An State aid scheme aimed at supporting energy-intensive companies under EU State aid rules. The scheme seeks to reduce the electricity levy rate imposed to promote renewable energy, mitigating the risk of companies relocating outside the EU to jurisdictions with less ambitious climate policies.

Details of the scheme

The Romanian initiative stems from a green certificate system introduced in 2011 to encourage electricity generation from renewable sources. Under this system, producers of renewable electricity receive green certificates per megawatt hour generated, which suppliers must purchase, passing the costs onto consumers as a levy.

To alleviate the burden on energy-intensive sectors, the scheme will reduce levy rates for eligible companies by 75% to 85%, depending on their exposure to international competition. However, the reductions will not lower the levy below 0.5 EUR/MWh. Beneficiaries will need to comply with specific conditions, such as:

  • Implementing energy audit recommendations.

  • Ensuring at least 30% of electricity consumption comes from carbon-free sources.

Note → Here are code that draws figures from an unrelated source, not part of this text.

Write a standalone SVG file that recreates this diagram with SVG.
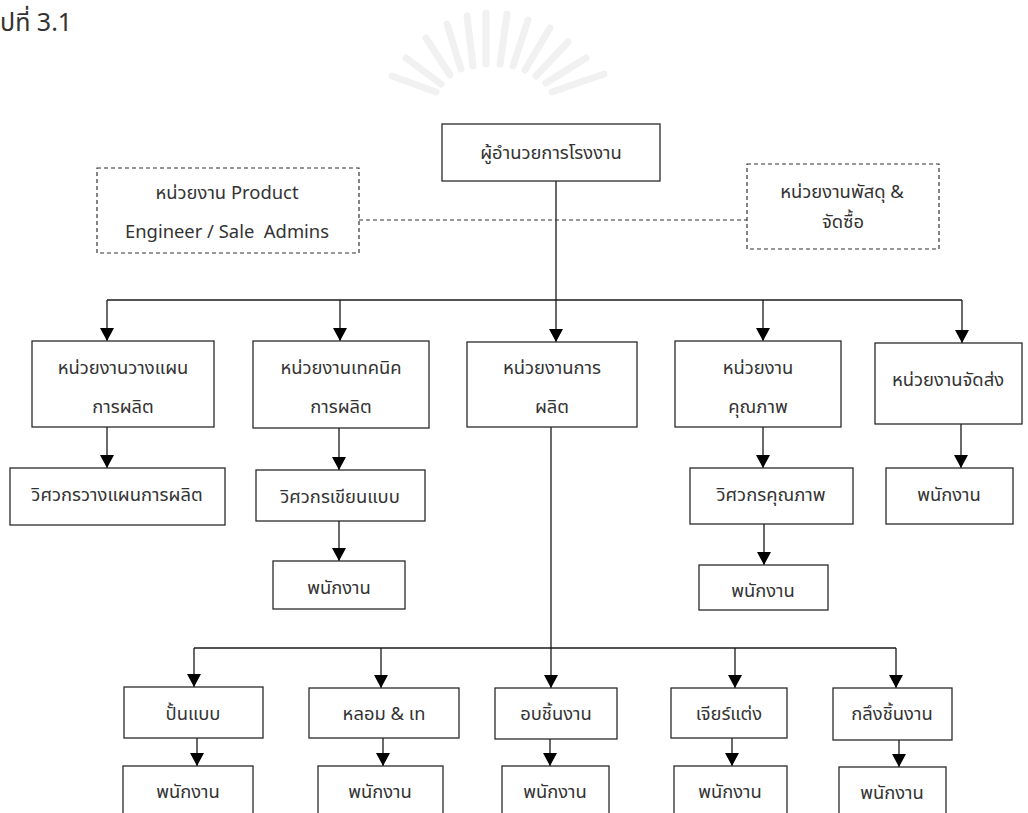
<svg xmlns="http://www.w3.org/2000/svg" width="1028" height="813" viewBox="0 0 1028 813">
<style>
  .box{fill:#fff;stroke:#2a2a2a;stroke-width:1.3}
  .dbox{fill:#fff;stroke:#333;stroke-width:1.2;stroke-dasharray:4 3}
  .t{font-family:"Noto Sans Thai","Noto Sans","DejaVu Sans",sans-serif;font-size:18.4px;fill:#333;text-anchor:middle;dominant-baseline:central}
  .ln{fill:none;stroke:#1a1a1a;stroke-width:1.3}
  .ar{fill:none;stroke:#1a1a1a;stroke-width:1.3;marker-end:url(#ah)}
  .dl{fill:none;stroke:#333;stroke-width:1.2;stroke-dasharray:4 3}
  .wm{stroke:#f1f1f1;stroke-width:7;stroke-linecap:round}
</style>
<defs>
  <marker id="ah" markerUnits="userSpaceOnUse" markerWidth="13" markerHeight="14" refX="13" refY="7" orient="auto" viewBox="0 0 13 14">
    <path d="M0,0 L13,7 L0,14 z" fill="#000"/>
  </marker>
</defs>
<rect width="1028" height="813" fill="#fff"/>
<text x="0" y="31" style="font-family:'Noto Sans Thai','Noto Sans',sans-serif;font-size:25px;fill:#333">ปที่ 3.1</text>
<g id="watermark">
  <line class="wm" x1="436" y1="92" x2="392" y2="76"/>
  <line class="wm" x1="441" y1="84" x2="406" y2="58"/>
  <line class="wm" x1="450" y1="75" x2="426" y2="38"/>
  <line class="wm" x1="461" y1="69" x2="447" y2="24"/>
  <line class="wm" x1="473" y1="66" x2="467" y2="16"/>
  <line class="wm" x1="486" y1="64" x2="486" y2="13"/>
  <line class="wm" x1="500" y1="64" x2="507" y2="14"/>
  <line class="wm" x1="513" y1="66" x2="528" y2="20"/>
  <line class="wm" x1="525" y1="70" x2="550" y2="28"/>
  <line class="wm" x1="536" y1="76" x2="568" y2="42"/>
  <line class="wm" x1="546" y1="83" x2="586" y2="58"/>
  <line class="wm" x1="552" y1="92" x2="604" y2="74"/>
</g>
<g id="connectors">
  <line class="ln" x1="556" y1="181" x2="556" y2="300"/>
  <line class="dl" x1="359" y1="220" x2="747" y2="220"/>
  <line class="ln" x1="107" y1="300" x2="962" y2="300"/>
  <line class="ar" x1="107" y1="300" x2="107" y2="341"/>
  <line class="ar" x1="340" y1="300" x2="340" y2="341"/>
  <line class="ar" x1="556" y1="300" x2="556" y2="342"/>
  <line class="ar" x1="763" y1="300" x2="763" y2="341"/>
  <line class="ar" x1="962" y1="300" x2="962" y2="343"/>
  <line class="ar" x1="107" y1="427" x2="107" y2="468"/>
  <line class="ar" x1="339" y1="428" x2="339" y2="470"/>
  <line class="ar" x1="339" y1="521" x2="339" y2="561"/>
  <line class="ar" x1="763" y1="427" x2="763" y2="468"/>
  <line class="ar" x1="764" y1="524" x2="764" y2="565"/>
  <line class="ar" x1="961" y1="424" x2="961" y2="468"/>
  <line class="ln" x1="551" y1="427" x2="551" y2="648"/>
  <line class="ln" x1="194" y1="648" x2="896" y2="648"/>
  <line class="ar" x1="194" y1="648" x2="194" y2="687"/>
  <line class="ar" x1="381" y1="648" x2="381" y2="688"/>
  <line class="ar" x1="551" y1="648" x2="551" y2="688"/>
  <line class="ar" x1="735" y1="648" x2="735" y2="688"/>
  <line class="ar" x1="896" y1="648" x2="896" y2="688"/>
  <line class="ar" x1="197" y1="738" x2="197" y2="766"/>
  <line class="ar" x1="383" y1="738" x2="383" y2="766"/>
  <line class="ar" x1="550" y1="739" x2="550" y2="766"/>
  <line class="ar" x1="732" y1="738" x2="732" y2="766"/>
  <line class="ar" x1="899" y1="740" x2="899" y2="767"/>
</g>
<g id="director"><rect class="box" x="442" y="124" width="218" height="57"/><text class="t" x="551" y="153">ผู้อำนวยการโรงงาน</text></g>
<g id="product-eng"><rect class="dbox" x="97" y="168" width="262" height="85"/><text class="t" x="227" y="193">หน่วยงาน Product</text><text class="t" x="227" y="232" xml:space="preserve">Engineer / Sale  Admins</text></g>
<g id="purchasing"><rect class="dbox" x="747" y="164" width="192" height="85"/><text class="t" x="842" y="192">หน่วยงานพัสดุ &amp;</text><text class="t" x="843" y="222">จัดซื้อ</text></g>
<g id="planning"><rect class="box" x="32" y="341" width="182" height="86"/><text class="t" x="123" y="368">หน่วยงานวางแผน</text><text class="t" x="123" y="407">การผลิต</text></g>
<g id="technical"><rect class="box" x="253" y="341" width="176" height="87"/><text class="t" x="341" y="368">หน่วยงานเทคนิค</text><text class="t" x="341" y="407">การผลิต</text></g>
<g id="production"><rect class="box" x="467" y="342" width="170" height="85"/><text class="t" x="552" y="368">หน่วยงานการ</text><text class="t" x="552" y="407">ผลิต</text></g>
<g id="quality"><rect class="box" x="675" y="341" width="166" height="86"/><text class="t" x="758" y="368">หน่วยงาน</text><text class="t" x="758" y="407">คุณภาพ</text></g>
<g id="shipping"><rect class="box" x="875" y="343" width="147" height="81"/><text class="t" x="948" y="380">หน่วยงานจัดส่ง</text></g>
<g id="plan-eng"><rect class="box" x="10" y="468" width="215" height="57"/><text class="t" x="117" y="495">วิศวกรวางแผนการผลิต</text></g>
<g id="design-eng"><rect class="box" x="256" y="470" width="169" height="51"/><text class="t" x="340" y="497">วิศวกรเขียนแบบ</text></g>
<g id="tech-staff"><rect class="box" x="273" y="561" width="132" height="48"/><text class="t" x="339" y="588">พนักงาน</text></g>
<g id="quality-eng"><rect class="box" x="690" y="468" width="163" height="56"/><text class="t" x="771" y="495">วิศวกรคุณภาพ</text></g>
<g id="quality-staff"><rect class="box" x="699" y="565" width="129" height="45"/><text class="t" x="763" y="591">พนักงาน</text></g>
<g id="ship-staff"><rect class="box" x="886" y="468" width="127" height="56"/><text class="t" x="949" y="495">พนักงาน</text></g>
<g id="mold"><rect class="box" x="124" y="687" width="139" height="51"/><text class="t" x="193" y="714">ปั้นแบบ</text></g>
<g id="cast"><rect class="box" x="309" y="688" width="150" height="50"/><text class="t" x="384" y="714">หลอม &amp; เท</text></g>
<g id="bake"><rect class="box" x="495" y="688" width="122" height="51"/><text class="t" x="556" y="714">อบชิ้นงาน</text></g>
<g id="grind"><rect class="box" x="671" y="688" width="116" height="50"/><text class="t" x="729" y="714">เจียร์แต่ง</text></g>
<g id="lathe"><rect class="box" x="833" y="688" width="119" height="52"/><text class="t" x="892" y="714">กลึงชิ้นงาน</text></g>
<g id="mold-staff"><rect class="box" x="123" y="766" width="130" height="60"/><text class="t" x="188" y="792">พนักงาน</text></g>
<g id="cast-staff"><rect class="box" x="318" y="766" width="125" height="60"/><text class="t" x="380" y="792">พนักงาน</text></g>
<g id="bake-staff"><rect class="box" x="502" y="766" width="107" height="60"/><text class="t" x="555" y="792">พนักงาน</text></g>
<g id="grind-staff"><rect class="box" x="674" y="766" width="113" height="60"/><text class="t" x="730" y="792">พนักงาน</text></g>
<g id="lathe-staff"><rect class="box" x="839" y="767" width="107" height="60"/><text class="t" x="892" y="793">พนักงาน</text></g>
</svg>
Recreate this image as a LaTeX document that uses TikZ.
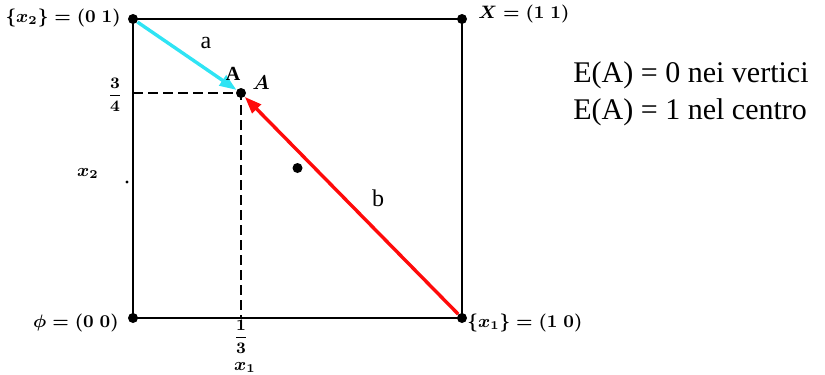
\documentclass[tikz,border=0pt]{standalone}
\usepackage{fontspec}
\setmainfont{Liberation Serif}
\usetikzlibrary{arrows.meta}
\definecolor{veccyan}{HTML}{2FE4F4}
\definecolor{vecred}{HTML}{FF0A0A}

\begin{document}
\begin{tikzpicture}[x=0.5pt, y=-0.5pt,
        every node/.style={inner sep=0pt},
        vtx/.style={circle, fill=black, minimum size=5pt, inner sep=0pt},
        side/.style={draw=black, line width=1.3pt},
        guide/.style={draw=black, line width=1pt, dashed, dash pattern=on 5pt off 2.5pt},
        vec/.style={-{Triangle[length=8.5pt,width=6pt]}, line width=1.7pt},
        lbl/.style={font=\fontsize{9}{10}\selectfont\boldmath},
        frc/.style={font=\fontsize{8}{10}\selectfont\boldmath},
        ltr/.style={font=\fontsize{12}{14}\selectfont},
        txt/.style={font=\fontsize{15}{18}\selectfont, anchor=base west},
      ]
      \useasboundingbox (0,0) rectangle (825,375);

      % vertices of the unit square
      \node[vtx] (o)  at (133,318) {};
      \node[vtx] (e1) at (462,318) {};
      \node[vtx] (x)  at (462,19)  {};
      \node[vtx] (e2) at (133,19)  {};
      \node[vtx] (pa) at (241,93)  {};
      \node[vtx] (mid) at (297.5,168) {};
      \node[vtx, minimum size=1.6pt] (tick) at (127,182) {};

      \draw[side] (o.center) -- (e1.center) -- (x.center) -- (e2.center) -- cycle;

      % projections of A
      \coordinate (pax) at (pa.center |- o.center);
      \coordinate (pay) at (pa.center -| o.center);
      \draw[guide] (pay) -- (pa.center) -- (pax);

      \draw[vec, veccyan] (e2) -- (pa);
      \draw[vec, vecred] (e1) -- (pa);

      % labels
      \node[lbl, anchor=east] (l01) at (121,18)  {$\{x_2\} = (0\;1)$};
      \node[lbl, anchor=west] (l11) at (478,14)  {$X = (1\;1)$};
      \node[lbl, anchor=east] (l00) at (119,323) {$\phi = (0\;0)$};
      \node[lbl, anchor=west] (l10) at (467,323) {$\{x_1\} = (1\;0)$};
      \node[frc] (q34) at (115,95)  {$\displaystyle\frac{3}{4}$};
      \node[frc] (q13) at (241,337) {$\displaystyle\frac{1}{3}$};
      \node[lbl] (ax1) at (245,367) {$x_1$};
      \node[lbl] (ax2) at (88,173)  {$x_2$};
      \node[font=\fontsize{10}{12}\selectfont\bfseries] (na) at (233,74) {A};
      \node[font=\fontsize{10}{12}\selectfont\boldmath] (nai) at (261,83) {$A$};
      \node[ltr] (la) at (206,43)  {a};
      \node[ltr] (lb) at (378,198) {b};

      \node[txt] (ev) at (573,82)  {E(A) = 0 nei vertici};
      \node[txt] (ec) at (573,119) {E(A) = 1 nel centro};
    \end{tikzpicture}
\end{document}
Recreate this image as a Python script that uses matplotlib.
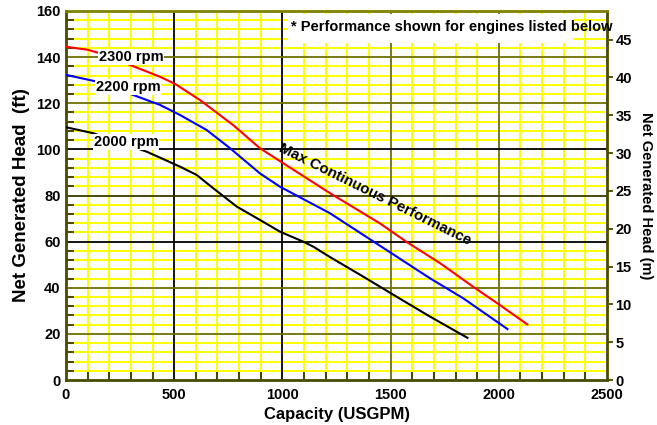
import matplotlib
matplotlib.use("Agg")
import matplotlib.pyplot as plt
from matplotlib.patches import Rectangle
import numpy as np

plt.rcParams['font.family'] = ['Liberation Sans', 'DejaVu Sans']
plt.rcParams['font.weight'] = 'bold'

# ---- data ----
rpm2300_q = [0, 100, 200, 296, 434, 504, 619, 773, 896, 1004, 1220, 1451, 1575, 1728, 1882, 2005, 2132]
rpm2300_h = [144.5, 143.2, 140.5, 136.6, 131.5, 128.4, 121.4, 110.5, 100.5, 94.0, 81.0, 67.9, 59.8, 50.7, 40.4, 32.5, 24.1]

rpm2200_q = [0, 142, 310, 434, 527, 650, 758, 896, 989, 1220, 1405, 1497, 1682, 1836, 2040]
rpm2200_h = [132.3, 129.4, 123.6, 119.3, 114.9, 108.4, 100.5, 89.6, 83.8, 72.3, 61.0, 55.4, 44.1, 35.4, 22.1]

rpm2000_q = [0, 126, 373, 527, 604, 681, 789, 911, 989, 1096, 1143, 1220, 1374, 1528, 1682, 1855]
rpm2000_h = [109.6, 107.0, 99.0, 92.5, 88.9, 83.1, 75.2, 68.6, 64.3, 60.0, 57.8, 53.3, 44.8, 36.1, 27.5, 18.3]

curve_labels = ['2300 rpm', '2200 rpm', '2000 rpm']
label_pos_q = [300, 287, 277]
label_pos_h = [140, 127, 103.2]

x_ticks = [0, 500, 1000, 1500, 2000, 2500]
y_ticks_ft = [0, 20, 40, 60, 80, 100, 120, 140, 160]
y_ticks_m = [0, 5, 10, 15, 20, 25, 30, 35, 40, 45]
FT_PER_M = 3.2808

note_text = '* Performance shown for engines listed below'
mcp_text = 'Max Continuous Performance'

# ---- figure ----
fig = plt.figure(figsize=(6.57, 4.25), dpi=100)
ax = fig.add_axes([66/657, 1 - 380/425, (607-66)/657, (380-11)/425])

ax.set_xlim(0, 2500)
ax.set_ylim(0, 160)
ax.set_xticks(x_ticks)
ax.set_yticks(y_ticks_ft)
ax.set_xticks(np.arange(0, 2501, 100), minor=True)
ax.set_yticks(np.arange(0, 161, 4), minor=True)

olive = '#6e6e00'
ax.grid(which='minor', color='#ffff00', linewidth=1.4, antialiased=False)
ax.set_axisbelow(True)
xcols = [olive, 'black', 'black', olive, olive, olive]
for xv, c in zip(x_ticks[1:-1], xcols[1:-1]):
    ax.axvline(xv, color=c, linewidth=1.3, zorder=0.8)
ycols = [olive, olive, olive, 'black', '#3a3a00', 'black', olive, olive, olive]
for yv, c in zip(y_ticks_ft[1:-1], ycols[1:-1]):
    ax.axhline(yv, color=c, linewidth=1.3, zorder=0.8)

for s in ax.spines.values():
    s.set_color('#4a4a00')
    s.set_linewidth(2)
ax.spines['top'].set_color('#808000')

ax.tick_params(which='major', direction='in', length=0, labelsize=10.5)
ax.tick_params(axis='x', which='major', pad=6)
ax.tick_params(axis='y', which='major', pad=4)
ax.tick_params(which='minor', direction='in', length=6, width=1.5, color='#4a4a00')
ax.tick_params(axis='x', which='minor', top=False)
ax.tick_params(axis='y', which='minor', right=False)
for lab in ax.get_xticklabels() + ax.get_yticklabels():
    lab.set_fontweight('bold')

# white box behind note
ax.add_patch(Rectangle((1026, 146.1), 2343 - 1026, 12.6, facecolor='white',
                       edgecolor='none', zorder=1))
ax.text(1040, 153, note_text, fontsize=10.5, fontweight='bold', va='center',
        ha='left', zorder=5, clip_on=False)

ax.plot(rpm2300_q, rpm2300_h, color='red', lw=1.5, zorder=3)
ax.plot(rpm2200_q, rpm2200_h, color='blue', lw=1.5, zorder=3)
ax.plot(rpm2000_q, rpm2000_h, color='black', lw=1.5, zorder=3)

for t, q, h in zip(curve_labels, label_pos_q, label_pos_h):
    ax.text(q, h, t, fontsize=10.5, fontweight='bold', ha='center', va='center',
            zorder=4, bbox=dict(facecolor='white', edgecolor='none', pad=0.5))

ax.text(1428, 80.6, mcp_text, fontsize=10.8, fontweight='bold', rotation=-26.3,
        ha='center', va='center', rotation_mode='anchor', zorder=4)

ax.set_xlabel('Capacity (USGPM)', fontsize=12, fontweight='bold', labelpad=3)
ax.set_ylabel('Net Generated Head  (ft)', fontsize=13.5, fontweight='bold', labelpad=4)

ax2 = ax.twinx()
ax2.set_ylim(0, 160 / FT_PER_M)
ax2.set_yticks(y_ticks_m)
ax2.tick_params(direction='out', length=4, width=1.3, color='#4a4a00', labelsize=10.5, pad=2)
for lab in ax2.get_yticklabels():
    lab.set_fontweight('bold')
for s in ax2.spines.values():
    s.set_visible(False)
ax2.set_ylabel('Net Generated Head (m)', fontsize=10.5, fontweight='bold', rotation=-90,
               labelpad=15)

fig.savefig('out.png', dpi=100)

  • Investing at least 50% of the aid received in projects that substantially reduce greenhouse gas emissions.

The scheme, effective until December 31, 2031, replaces an earlier program approved in 2014 and aligns with the 2022 Guidelines on State aid for climate, environmental protection, and energy (CEEAG).

Commission's assessment

The European Commission assessed the scheme under Article 107(3)(c) of the Treaty on the Functioning of the European Union (TFEU) and the CEEAG framework. The Commission concluded that:

  • The scheme supports economic activities heavily reliant on electricity and exposed to international trade.

  • It is aligned with the European Green Deal’s objectives, facilitating the transition to a low-carbon economy.

  • The measure is proportionate, adhering to maximum aid thresholds and targeting sectors identified in the CEEAG.

  • The scheme’s benefits outweigh potential negative impacts on competition and trade within the EU.

Background

The scheme aligns with the EU’s broader climate goals under the European Green Deal and the legally binding European Climate Law, which targets net-zero greenhouse gas emissions by 2050 and a 55% reduction by 2030.

A non-confidential version of the Commission's decision will be published under case number SA.110166 in the State aid register on the Commission's competition website.